We used a faster AMD CPU so when we did things like acceleration via ISA-L AMD was faster due to the clock speed and extra TDP it had. The TDP difference between lower power Intel parts and the higher power AMD SKUs we used is about the same as QAT card TDP. AMD has promised the Pensando solution for example, but has yet to deliver cards and we cannot eBay them. When Pensando cards arrive, we will look at those.
@@ServeTheHomeVideo showing that a specialized HW unit + CPU can draw the same power as another CPU isn't any less silly, and excusing this with AMD not yet delivering similar HW isn't a very good excuse for making a silly and utterly useless "comparison".
What is the alternative though? No major server vendors support QAT cards in EPYC systems. You can put them in, but that is a one-off unsupported configuration that would be a lab project, not something that people would really deploy. That is why we need AMD's accelerators so we can have real solutions not lab experiments.
@@ServeTheHomeVideo the alternative is to not do silly stuff and only report on what the QAT can do. The fact that QAT doesn't work on EPYC is partially (if not fully) Intel's fault, so trying to put this on AMD is just even more silly. BTW, an accelerator from AMD will perform very differently, and comparing the two would also make little sense, these are very specific SW accelerators, but you probably already know that?

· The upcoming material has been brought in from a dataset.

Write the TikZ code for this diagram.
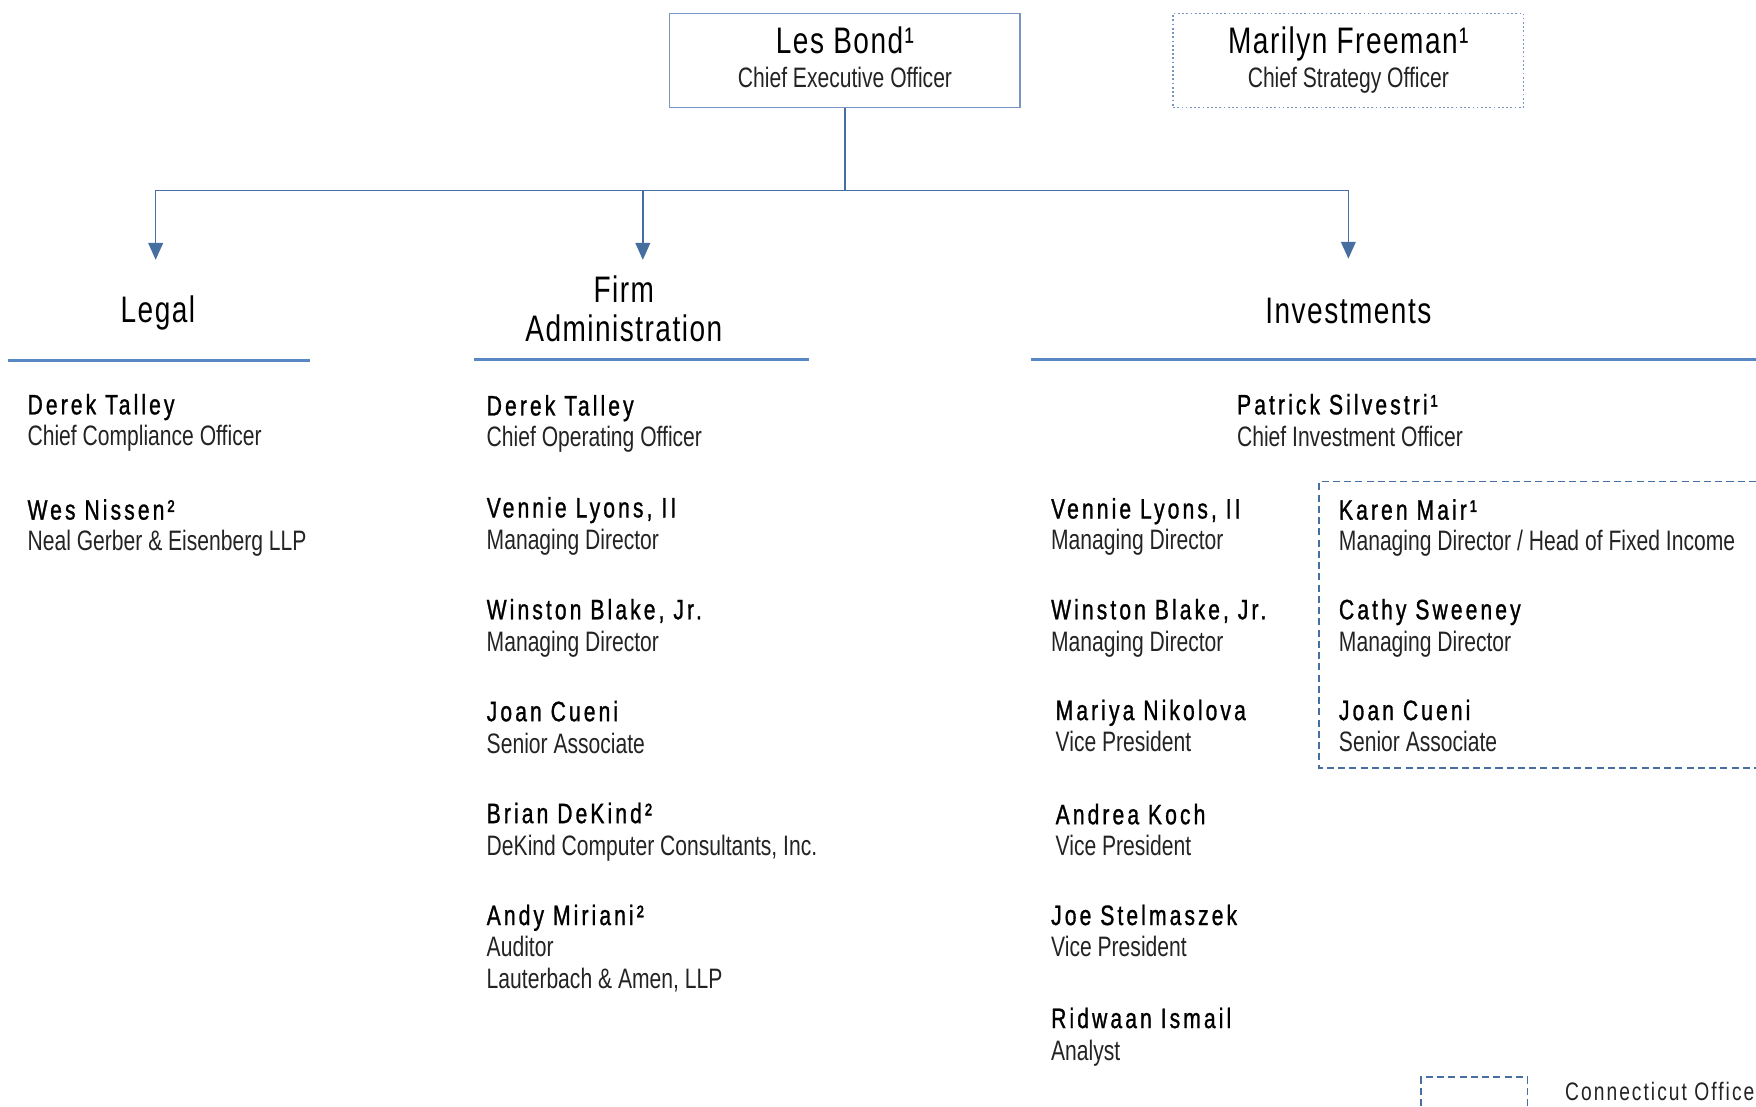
\documentclass[tikz,border=0pt]{standalone}
\usepackage{fontspec}
\usetikzlibrary{arrows.meta}
\newfontfamily\plainfont[FakeStretch=0.75]{Liberation Sans}
\newfontfamily\namefont[FakeStretch=0.75,LetterSpace=11,FakeBold=1]{Liberation Sans}
\newfontfamily\headfont[FakeStretch=0.76,LetterSpace=4]{Liberation Sans}
\newfontfamily\legendfont[FakeStretch=0.76,LetterSpace=8]{Liberation Sans}
\definecolor{linkblue}{RGB}{70,110,160}
\definecolor{ruleblue}{RGB}{88,136,196}
\definecolor{boxblue}{RGB}{120,150,195}
\definecolor{txtgray}{RGB}{35,35,35}
\tikzset{
  pname/.style={anchor=base west,inner sep=0pt,text=black,font=\namefont\fontsize{8}{9}\selectfont},
  ptitle/.style={anchor=base west,inner sep=0pt,text=txtgray,font=\plainfont\fontsize{8}{9}\selectfont},
  dept/.style={anchor=base,inner sep=0pt,font=\headfont\fontsize{10.5}{12}\selectfont},
  deptrule/.style={ruleblue,line width=0.9pt},
  conn/.style={linkblue,line width=0.4pt},
  arr/.style={conn,-{Triangle[width=4.2pt,length=4.8pt]}},
  topbox/.style={minimum width=3.506cm,minimum height=0.941cm,inner sep=0pt,line width=0.45pt},
  ctoffice/.style={linkblue,line width=0.5pt,dash pattern=on 2pt off 1.2pt},
}
\begin{document}
\begin{tikzpicture}[x=0.0112cm,y=-0.0112cm]
			\useasboundingbox (0,0) rectangle (1568,988);
			% top boxes
			\node[topbox,draw=boxblue] (ceo) at (754.5,54) {};
			\node[dept] (ceoname) at (754.5,48) {Les Bond¹};
			\node[ptitle,anchor=base] (ceotitle) at (754.5,78) {Chief Executive Officer};
			\node[topbox,draw=boxblue,dash pattern=on 0.5pt off 0.7pt] (cso) at (1204,54) {};
			\node[dept] (csoname) at (1204,48) {Marilyn Freeman¹};
			\node[ptitle,anchor=base] (csotitle) at (1204,78) {Chief Strategy Officer};
			% connectors
			\coordinate (legtop) at (139,170);
			\coordinate (admtop) at (574,170);
			\coordinate (invtop) at (1204,170);
			\coordinate (legin) at (139,232);
			\coordinate (admin) at (574,232);
			\coordinate (invin) at (1204,231);
			\draw[conn] (ceo.south) -- (ceo.south |- legtop);
			\draw[conn] (legtop) -- (invtop);
			\draw[arr] (legtop) -- (legin);
			\draw[arr] (admtop) -- (admin);
			\draw[arr] (invtop) -- (invin);
			% departments
			\node[dept] (legal) at (141,288) {Legal};
			\node[dept] (firm) at (557,270) {Firm};
			\node[dept] (adm) at (557,305) {Administration};
			\node[dept] (inv) at (1204,289) {Investments};
			\draw[deptrule] (7,322) -- (277,322);
			\draw[deptrule] (423,321) -- (722,321);
			\draw[deptrule] (921,321) -- (1568,321);
			% legal
			\node[pname] (lgTalley) at (24,370) {Derek Talley};
			\node[ptitle] (lgTalleyT) at (24,398) {Chief Compliance Officer};
			\node[pname] (lgNissen) at (24,464) {Wes Nissen²};
			\node[ptitle] (lgNissenT) at (24,492) {Neal Gerber \& Eisenberg LLP};
			% firm administration
			\node[pname] (adTalley) at (434,371) {Derek Talley};
			\node[ptitle] (adTalleyT) at (434,399) {Chief Operating Officer};
			\node[pname] (adLyons) at (434,462) {Vennie Lyons, II};
			\node[ptitle] (adLyonsT) at (434,491) {Managing Director};
			\node[pname] (adBlake) at (434,553) {Winston Blake, Jr.};
			\node[ptitle] (adBlakeT) at (434,582) {Managing Director};
			\node[pname] (adCueni) at (434,644) {Joan Cueni};
			\node[ptitle] (adCueniT) at (434,673) {Senior Associate};
			\node[pname] (adDeKind) at (434,735) {Brian DeKind²};
			\node[ptitle] (adDeKindT) at (434,764) {DeKind Computer Consultants, Inc.};
			\node[pname] (adMiriani) at (434,826) {Andy Miriani²};
			\node[ptitle] (adMirianiT) at (434,854) {Auditor};
			\node[ptitle] (adMirianiF) at (434,883) {Lauterbach \& Amen, LLP};
			% investments
			\node[pname] (ivSilvestri) at (1104,370) {Patrick Silvestri¹};
			\node[ptitle] (ivSilvestriT) at (1104,399) {Chief Investment Officer};
			\node[pname] (ivLyons) at (938,463) {Vennie Lyons, II};
			\node[ptitle] (ivLyonsT) at (938,491) {Managing Director};
			\node[pname] (ivBlake) at (938,553) {Winston Blake, Jr.};
			\node[ptitle] (ivBlakeT) at (938,582) {Managing Director};
			\node[pname] (ivNikolova) at (942,643) {Mariya Nikolova};
			\node[ptitle] (ivNikolovaT) at (942,671) {Vice President};
			\node[pname] (ivKoch) at (942,736) {Andrea Koch};
			\node[ptitle] (ivKochT) at (942,764) {Vice President};
			\node[pname] (ivStelmaszek) at (938,826) {Joe Stelmaszek};
			\node[ptitle] (ivStelmaszekT) at (938,854) {Vice President};
			\node[pname] (ivIsmail) at (938,918) {Ridwaan Ismail};
			\node[ptitle] (ivIsmailT) at (938,947) {Analyst};
			% connecticut office
			\draw[ctoffice] (1568,430) -- (1178,430) -- (1178,686) -- (1568,686);
			\node[pname] (ivMair) at (1195,464) {Karen Mair¹};
			\node[ptitle] (ivMairT) at (1195,492) {Managing Director / Head of Fixed Income};
			\node[pname] (ivSweeney) at (1195,553) {Cathy Sweeney};
			\node[ptitle] (ivSweeneyT) at (1195,582) {Managing Director};
			\node[pname] (ivCueni) at (1195,643) {Joan Cueni};
			\node[ptitle] (ivCueniT) at (1195,671) {Senior Associate};
			% legend
			\draw[ctoffice] (1269,988) -- (1269,962) -- (1364,962) -- (1364,988);
			\node[anchor=base west,inner sep=0pt,text=txtgray,font=\legendfont\fontsize{7.2}{8}\selectfont] (ctlegend) at (1397,983) {Connecticut Office};
		\end{tikzpicture}
\end{document}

@@brynyard it's not silly at all. If there is no industry supported alternative for amd systems, this could mean the difference between choosing an intel or an amd platform for a specific application based purely on the amount of resources we've just been shown get used. This may be a huge realization for a lot of people, and may affect purchasing decisions for variously sized projects. In larger data centers, optimizing for a specific use case can potentially mean the difference of a ton of power, latency, number of connections a server can make while still performing work with those connections, so users per server, so then number of total servers, so data center sizing, etc. This may have huge implications for our very Internet-oriented data centers, with all kinds of encryption and very little inter-data center machine-to-machine trust.
The QAT cards are basically server PCHs on a card so they are like 23W TDP parts. That is why I wanted to use EPYC CPUs with 15W each more (30W total) to at least bridge some of the gap.
If you're having to spend the dev time to implement QAT within your application, why marry yourself to a hardware specific component when there are fast real-time algorithms like LZ4 and ZSTD when you can get 1 GB/s+ per core? I don't get the feel that the forward looking storage vendors are continuing down the hardware accelerated path here as they get locked into a specific technology and then they're unable to port elsewhere, i.e. cloud.